While Massachusetts maintains a database for all 351 local election officials, those local individuals are responsible for processing voter registrations. Something like a bifurcated system would present resource and technological challenges in Massachusetts, Tassinari said, both due to manpower and paper availability.
States are also trying to understand a recently overhauled federal Systematic Alien Verification for Entitlements (SAVE) interface, which is meant to help state and local governments more efficiently verify citizenship status of voters. But it’s not “a push-button solution,” Cohen said.

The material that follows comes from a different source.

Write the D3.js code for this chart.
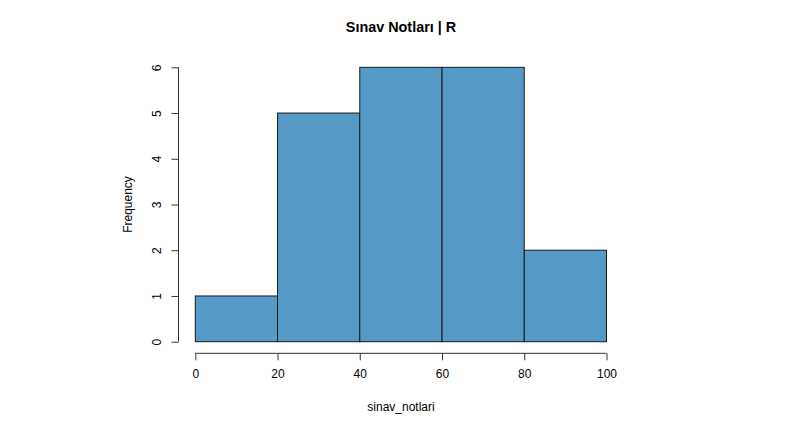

“As SAVE is expanding the amount of data they have on Americans, states are sort of experimenting more and we’re still kind of waiting to hear from those efforts what the numbers look like,” Cohen said. States have been struggling to use the resource because of cost issues, manual issues and the fact that local election officials don’t have individual “alien ID numbers.”
In recent months, Cohen said, the federal government has eliminated the cost of using the interface for election offices, introduced a bulk upload functionality and integrated with the Social Security Administration, though only a handful of states collect the full nine digits of Social Security numbers and therefore have the capacity to use it.
According to Cohen, the Department of Homeland Security is working on enabling the database to work with just the last four digits of Social Security numbers.
“The last four is going to change a lot for election offices. It’s going to certainly open the universe of states that are able to leverage this,” Cohen said. “But last four is not unique either, and so there is still going to be a level of validation that is required.”